───── Raw data

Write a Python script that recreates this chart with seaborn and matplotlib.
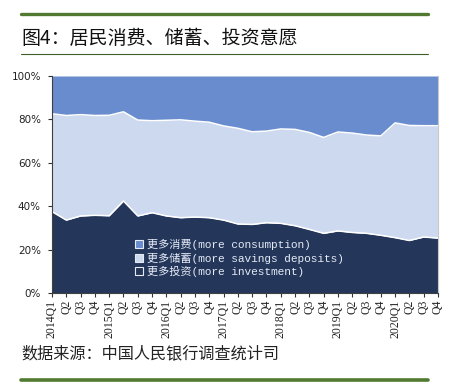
import numpy as np
import matplotlib
matplotlib.use('Agg')
import matplotlib.pyplot as plt
from matplotlib.patches import Patch
from matplotlib.lines import Line2D
import seaborn as sns

quarters = ['2014Q1', 'Q2', 'Q3', 'Q4', '2015Q1', 'Q2', 'Q3', 'Q4',
            '2016Q1', 'Q2', 'Q3', 'Q4', '2017Q1', 'Q2', 'Q3', 'Q4',
            '2018Q1', 'Q2', 'Q3', 'Q4', '2019Q1', 'Q2', 'Q3', 'Q4',
            '2020Q1', 'Q2', 'Q3', 'Q4']

# percentages (bottom -> top)
investment = [37.5, 33.6, 35.5, 35.8, 35.6, 42.4, 35.5, 37.0,
              35.5, 34.7, 35.0, 34.7, 33.6, 31.8, 31.6, 32.4,
              32.1, 31.0, 29.3, 27.5, 28.6, 27.9, 27.5, 26.6,
              25.5, 24.2, 25.8, 25.3]
savings = [45.1, 48.2, 46.7, 46.0, 46.3, 41.1, 44.2, 42.4,
           44.1, 45.1, 44.2, 44.0, 43.4, 44.1, 42.7, 42.2,
           43.5, 44.4, 44.7, 44.2, 45.6, 45.8, 45.3, 45.8,
           52.9, 53.0, 51.3, 51.8]
consumption = [17.4, 18.2, 17.8, 18.2, 18.1, 16.5, 20.3, 20.6,
               20.4, 20.2, 20.8, 21.3, 23.0, 24.1, 25.7, 25.4,
               24.4, 24.6, 26.0, 28.3, 25.8, 26.3, 27.2, 27.6,
               21.6, 22.8, 22.9, 22.9]

labels = ['更多消费(more consumption)', '更多储蓄(more savings deposits)',
          '更多投资(more investment)']

navy = '#24375a'
light = '#cdd9ee'
mid = '#688cce'
green = '#51792f'

sns.set_style('ticks')
plt.rcParams['font.family'] = ['DejaVu Sans', 'Noto Sans CJK SC']

fig = plt.figure(figsize=(4.52, 3.82), dpi=100)
ax = fig.add_axes([52 / 452, 89 / 382, 386 / 452, 217 / 382])

x = np.arange(len(quarters))
ax.stackplot(x, investment, savings, consumption,
             colors=[navy, light, mid], linewidth=0)
low = np.array(investment)
high = low + np.array(savings)
sns.lineplot(x=x, y=low, color='white', lw=1.1, ax=ax)
sns.lineplot(x=x, y=high, color='white', lw=1.1, ax=ax)

ax.set_xlim(0, len(quarters) - 1)
ax.set_ylim(0, 100)
ax.set_xticks(x)
ax.set_xticklabels(quarters, rotation=90, fontsize=8.5,
                   family=['Liberation Serif', 'DejaVu Sans'])
ax.set_yticks(range(0, 101, 20))
ax.set_yticklabels([f'{v}%' for v in range(0, 101, 20)], fontsize=7.5)
ax.tick_params(axis='x', direction='out', length=3, width=0.8, pad=2, colors='#333333')
ax.tick_params(axis='y', direction='out', length=3, width=0.8, pad=5, colors='#333333')
for lab in ax.get_xticklabels() + ax.get_yticklabels():
    lab.set_color('#222222')
ax.spines['top'].set_visible(False)
ax.spines['right'].set_color('#c8c8c8')
ax.spines['left'].set_color('#404040')
ax.spines['bottom'].set_color('#404040')
ax.set_xlabel('')
ax.set_ylabel('')

handles = [Patch(facecolor=mid, edgecolor='#e6ebf6', lw=0.8, label=labels[0]),
           Patch(facecolor=light, edgecolor='#e6ebf6', lw=0.8, label=labels[1]),
           Patch(facecolor=navy, edgecolor='#e6ebf6', lw=0.8, label=labels[2])]
fig.legend(handles=handles, loc='upper left', bbox_to_anchor=(135 / 452, 1 - 239 / 382),
           frameon=False, borderpad=0, borderaxespad=0, handlelength=0.7,
           handleheight=0.7, handletextpad=0.4, labelspacing=0.22,
           prop={'family': ['Liberation Mono', 'Noto Sans CJK SC'], 'size': 8},
           labelcolor='#e6ebf6')

fig.text(21 / 452, 1 - 38 / 382, '图4：居民消费、储蓄、投资意愿', fontsize=13.7,
         family=['Noto Sans CJK SC', 'DejaVu Sans'], color='#111111', va='center', ha='left')
fig.text(21 / 452, 1 - 354 / 382, '数据来源：中国人民银行调查统计司', fontsize=11.6,
         family=['Noto Sans CJK SC', 'DejaVu Sans'], color='#222222', va='center', ha='left')

fig.add_artist(Line2D([21 / 452, 428 / 452], [1 - 14.3 / 382] * 2, color=green, lw=2.4))
fig.add_artist(Line2D([21 / 452, 428 / 452], [1 - 53.5 / 382] * 2, color='#3f5f2a', lw=0.8))
fig.add_artist(Line2D([21 / 452, 428 / 452], [1 - 379.5 / 382] * 2, color=green, lw=2.6))

fig.savefig('out.png', dpi=100)
plt.close(fig)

──────────

From the top of the listing above, repeat each line exactly until you reach the line containing "import seaborn as sns", and repeat that one too. Leave the pictures out.

Write a Python script that recreates this chart with seaborn and matplotlib.
import numpy as np
import matplotlib
matplotlib.use('Agg')
import matplotlib.pyplot as plt
from matplotlib.patches import Patch
from matplotlib.lines import Line2D
import seaborn as sns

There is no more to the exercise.